Automotive friction materials are multi component composites in which fibrous materials play a fundamental role. Modern friction formulations have been developed around asbestos fibres, a heavily used material before legislation outlawed its use in the 1980’s. The replacement adopted by the friction industry was aramid, a high performance, high cost synthetic fibre. The work in this thesis investigates the role of aramid fibres in an economy friction material from the early mixing stages in manufacture using mechanical and optical analysis techniques through to the friction and wear performance of brake pads by employing instrumented friction and wear machines. Experimental procedures were designed and employed to quantify the performance of aramid pulp within the friction formulation as a function of volume fraction. Investigation showed a hierarchal fibre structure produced by an inherent molecular structure that encourages fibrillation producing complex fibre morphologies. This physical structure has been identified as fundamental to the success of aramid pulp in friction materials as the fibre network readily entraps small particles aiding the manufacturing process of friction materials. A structural model has been developed to describe both the particle retention performance of aramid fibres and the bulk structure of the pulp as a function of fibre geometry.
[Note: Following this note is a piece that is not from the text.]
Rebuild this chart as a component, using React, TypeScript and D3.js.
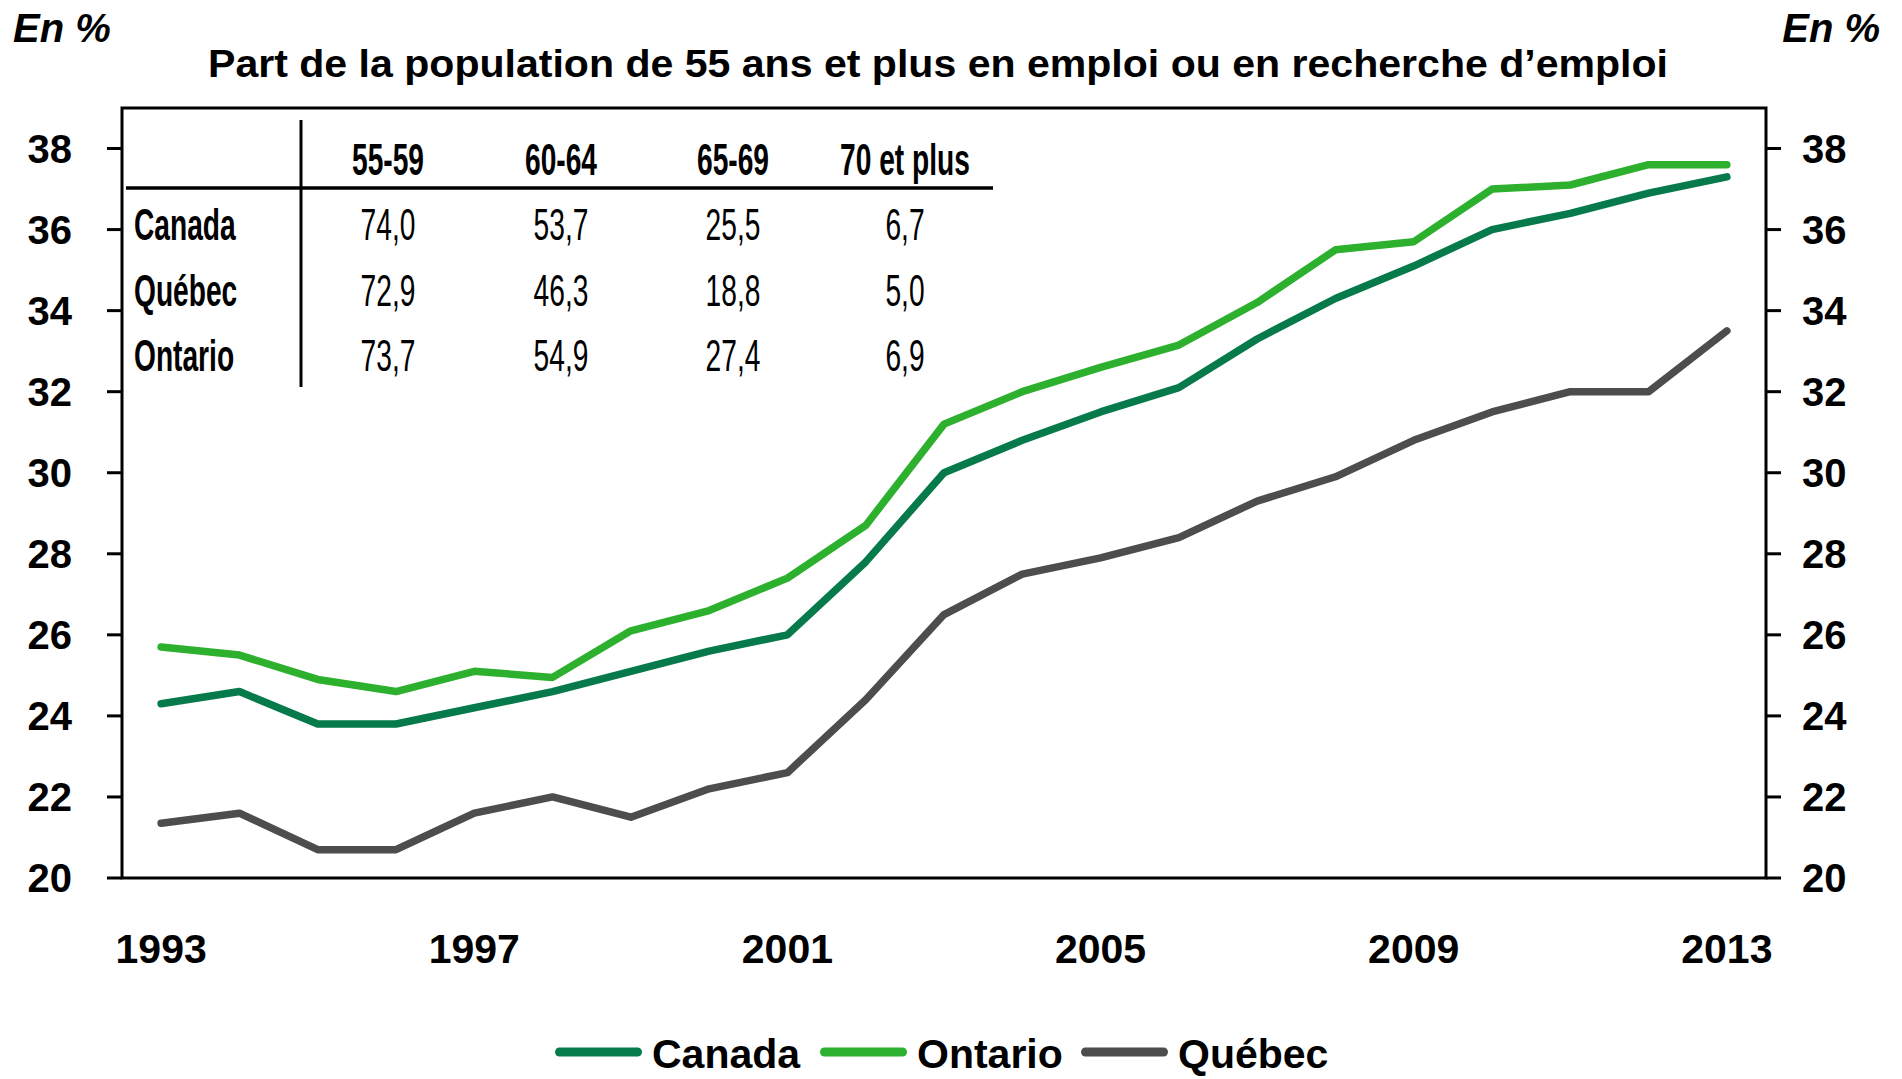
import React from "react";
import * as d3 from "d3";

const years = [1993, 1994, 1995, 1996, 1997, 1998, 1999, 2000, 2001, 2002, 2003, 2004, 2005, 2006, 2007, 2008, 2009, 2010, 2011, 2012, 2013];
const yearLabels = [1993, 1997, 2001, 2005, 2009, 2013];
const yTicks = [20, 22, 24, 26, 28, 30, 32, 34, 36, 38];

const canada = [24.3, 24.6, 23.8, 23.8, 24.2, 24.6, 25.1, 25.6, 26.0, 27.8, 30.0, 30.8, 31.5, 32.1, 33.3, 34.3, 35.1, 36.0, 36.4, 36.9, 37.3];
const ontario = [25.7, 25.5, 24.9, 24.6, 25.1, 24.95, 26.1, 26.6, 27.4, 28.7, 31.2, 32.0, 32.6, 33.15, 34.2, 35.5, 35.7, 37.0, 37.1, 37.6, 37.6];
const quebec = [21.35, 21.6, 20.7, 20.7, 21.6, 22.0, 21.5, 22.2, 22.6, 24.4, 26.5, 27.5, 27.9, 28.4, 29.3, 29.9, 30.8, 31.5, 32.0, 32.0, 33.5];

const seriesNames = ["Canada", "Ontario", "Québec"];
const seriesColors = ["#077A4B", "#2DB02D", "#4D4D4D"];

const tableHeaders = ["55-59", "60-64", "65-69", "70 et plus"];
const tableRows = ["Canada", "Québec", "Ontario"];
const tableCanada = ["74,0", "53,7", "25,5", "6,7"];
const tableQuebec = ["72,9", "46,3", "18,8", "5,0"];
const tableOntario = ["73,7", "54,9", "27,4", "6,9"];

const title = "Part de la population de 55 ans et plus en emploi ou en recherche d\u2019emploi";
const unitLabel = "En %";

const FONT = "'Liberation Sans', Arial, Helvetica, sans-serif";

export default function App() {
  const W = 1902;
  const H = 1079;
  const left = 122, right = 1766, top = 108, bottom = 878;

  const x = d3.scalePoint<number>().domain(years).range([left, right]).padding(0.5);
  const y = d3.scaleLinear().domain([20, 39]).range([bottom, top]);

  const allSeries = [canada, ontario, quebec];
  const line = d3
    .line<number>()
    .x((_, i) => x(years[i]) as number)
    .y((d) => y(d));

  const tableValues = [tableCanada, tableQuebec, tableOntario];
  const colCenters = [388, 561, 733, 905];
  const headerBase = 175;
  const rowBase = [240, 306, 371];
  const sx = 0.64;

  const legendStarts = [555, 820, 1081];
  const legendLineY = 1052;
  const legendTextY = 1068;

  return (
    <svg
      width={W}
      height={H}
      viewBox={`0 0 ${W} ${H}`}
      style={{ position: "absolute", left: 0, top: 0, background: "#fff" }}
      fontFamily={FONT}
    >
      <rect x={0} y={0} width={W} height={H} fill="#fff" />

      {/* unit labels */}
      <text x={13} y={42} fontSize={40} fontWeight="bold" fontStyle="italic" fill="#000">
        {unitLabel}
      </text>
      <text x={1880} y={42} fontSize={40} fontWeight="bold" fontStyle="italic" fill="#000" textAnchor="end">
        {unitLabel}
      </text>

      {/* title */}
      <text x={938} y={77} fontSize={39} fontWeight="bold" fill="#000" textAnchor="middle" textLength={1460} lengthAdjust="spacingAndGlyphs">
        {title}
      </text>

      {/* lines */}
      {[1, 0, 2].map((si) => (
        <path
          key={seriesNames[si]}
          d={line(allSeries[si]) || ""}
          fill="none"
          stroke={seriesColors[si]}
          strokeWidth={7.5}
          strokeLinecap="round"
          strokeLinejoin="round"
        />
      ))}

      {/* frame */}
      <rect x={left} y={top} width={right - left} height={bottom - top} fill="none" stroke="#000" strokeWidth={3} />

      {/* y ticks and labels */}
      {yTicks.map((t) => (
        <g key={t}>
          <line x1={left - 15} x2={left} y1={y(t)} y2={y(t)} stroke="#000" strokeWidth={3} />
          <line x1={right} x2={right + 15} y1={y(t)} y2={y(t)} stroke="#000" strokeWidth={3} />
          <text x={72} y={y(t) + 14} fontSize={40} fontWeight="bold" textAnchor="end" fill="#000">
            {t}
          </text>
          <text x={1802} y={y(t) + 14} fontSize={40} fontWeight="bold" textAnchor="start" fill="#000">
            {t}
          </text>
        </g>
      ))}

      {/* x labels */}
      {yearLabels.map((yr) => (
        <text key={yr} x={x(yr)} y={963} fontSize={41} fontWeight="bold" textAnchor="middle" fill="#000">
          {yr}
        </text>
      ))}

      {/* table */}
      <line x1={301} x2={301} y1={120} y2={387} stroke="#000" strokeWidth={3} />
      <line x1={126} x2={993} y1={188} y2={188} stroke="#000" strokeWidth={3.5} />
      {tableHeaders.map((h, i) => (
        <text
          key={h}
          transform={`translate(${colCenters[i]},${headerBase}) scale(${sx},1)`}
          fontSize={44}
          fontWeight="bold"
          textAnchor="middle"
          fill="#000"
        >
          {h}
        </text>
      ))}
      {tableRows.map((r, ri) => (
        <g key={r}>
          <text transform={`translate(134,${rowBase[ri]}) scale(${sx},1)`} fontSize={44} fontWeight="bold" fill="#000">
            {r}
          </text>
          {tableValues[ri].map((v, ci) => (
            <text
              key={ci}
              transform={`translate(${colCenters[ci]},${rowBase[ri]}) scale(${sx},1)`}
              fontSize={44}
              textAnchor="middle"
              fill="#000"
            >
              {v}
            </text>
          ))}
        </g>
      ))}

      {/* legend */}
      {seriesNames.map((n, i) => (
        <g key={n}>
          <line
            x1={legendStarts[i] + 4.5}
            x2={legendStarts[i] + 82.5}
            y1={legendLineY}
            y2={legendLineY}
            stroke={seriesColors[i]}
            strokeWidth={9}
            strokeLinecap="round"
          />
          <text x={legendStarts[i] + 97} y={legendTextY} fontSize={41} fontWeight="bold" fill="#000">
            {n}
          </text>
        </g>
      ))}
    </svg>
  );
}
A dynamic mechanical test was used to measure the bulk elastic properties of fibre networks to assess their suitability as processing fibres in friction materials and providing a novel analytical technique for the friction industry. Hemp, flax and jute are examples of high performance natural fibres that offer a significant cost saving over aramid, representing candidate replacements. Various natural fibres were trialled in friction formulations as direct replacements and also blended with aramid pulp. The results are compared to the baseline specification produced for aramid pulp allowing the suitability of natural fibres in friction materials to be discussed.